Lost Girls: An Unsolved American Mystery—Robert Kolker
After reading his more recent book, I added Lost Girls to my list. I admire and respect the amount of work and diligence, fact-checking and countless hours of research and interviews that go into one of Kolker’s books. It’s insanely impressive. The only flaw in this story was the fact that there wasn’t some kind of character list in this book to help the reader keep track of the 5,000 characters. It really was quite difficult to keep up, and I stopped trying about halfway through—I still managed to finish the book and understand what happened. It’s an interesting deep dive into the world of escorts in the age of the internet as well as the family dynamics that shape and define the women.

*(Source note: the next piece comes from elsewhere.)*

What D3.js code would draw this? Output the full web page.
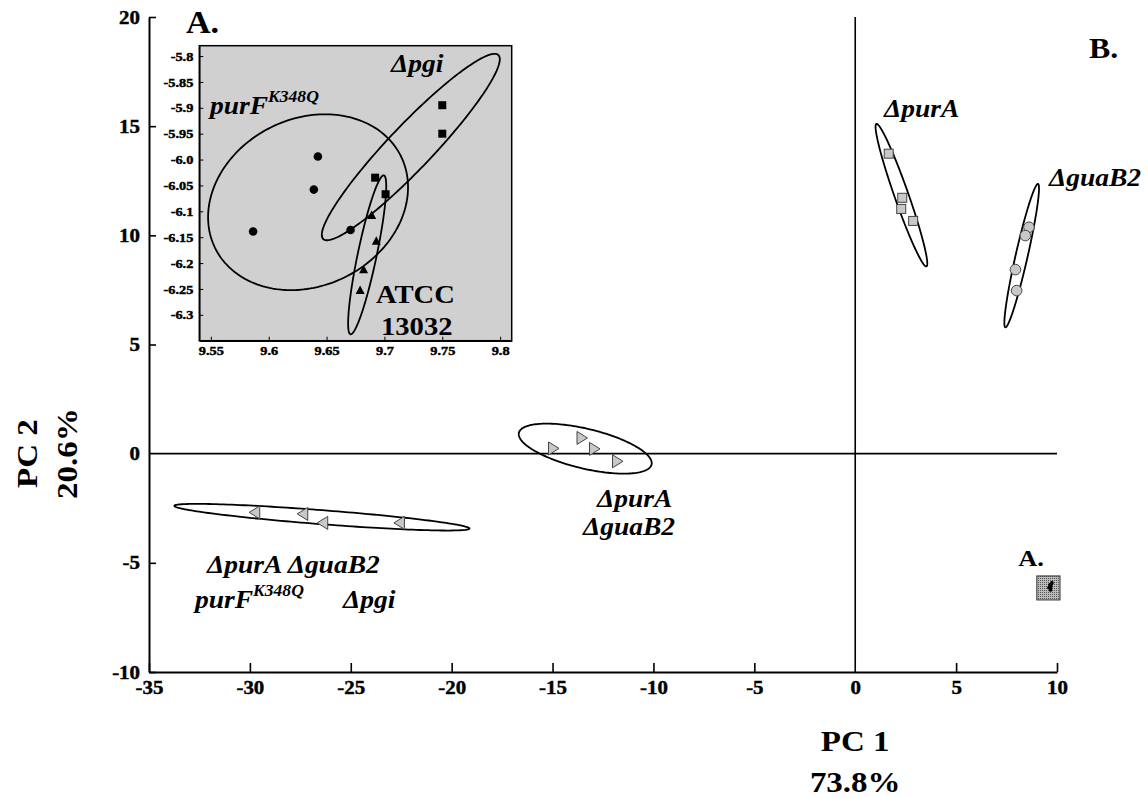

The Silent Patient—Alex Michaelides
Y’all. I’ve been wanting to read this book since it debuted on the best seller list (and then stayed there for like…forever). I waited another three-ish months for the e-book version from the library and was so PUMPED when I got it. The book was so good. I described it as a “mind f**k” because…that ending, though. But the very, very last page: I was pissed. The very ending absolutely sucked. Would I still recommend the book? Yes. Should I warn you that you’ll likely be just as disappointed and confused as I was reading the last page? Yes, and I am.
Daring Greatly: How the Courage to Be Vulnerable Transforms the Way We Live, Love, Parent, and Lead —Brené Brown
I’ve heard a lot about Brené Brown; my boss has mentioned her a few times, as have other people. Over the past year, I felt like I heard her name so many times it was necessary to read some of her work, so I started with Daring Greatly. Her style of writing is enjoyable and personable. Despite the topic of allowing yourself to be vulnerable (which seems so heavy), this book was such an easy read, but it’ll definitely make you think. I plan on reading more of her work.
The Proposal—Jasmine Guillory
Such a fun, fast, and easy read. The characters were easy to love; the plot moved quickly but still made sense. It was simply just a good read (more Guillory romance novels to come!).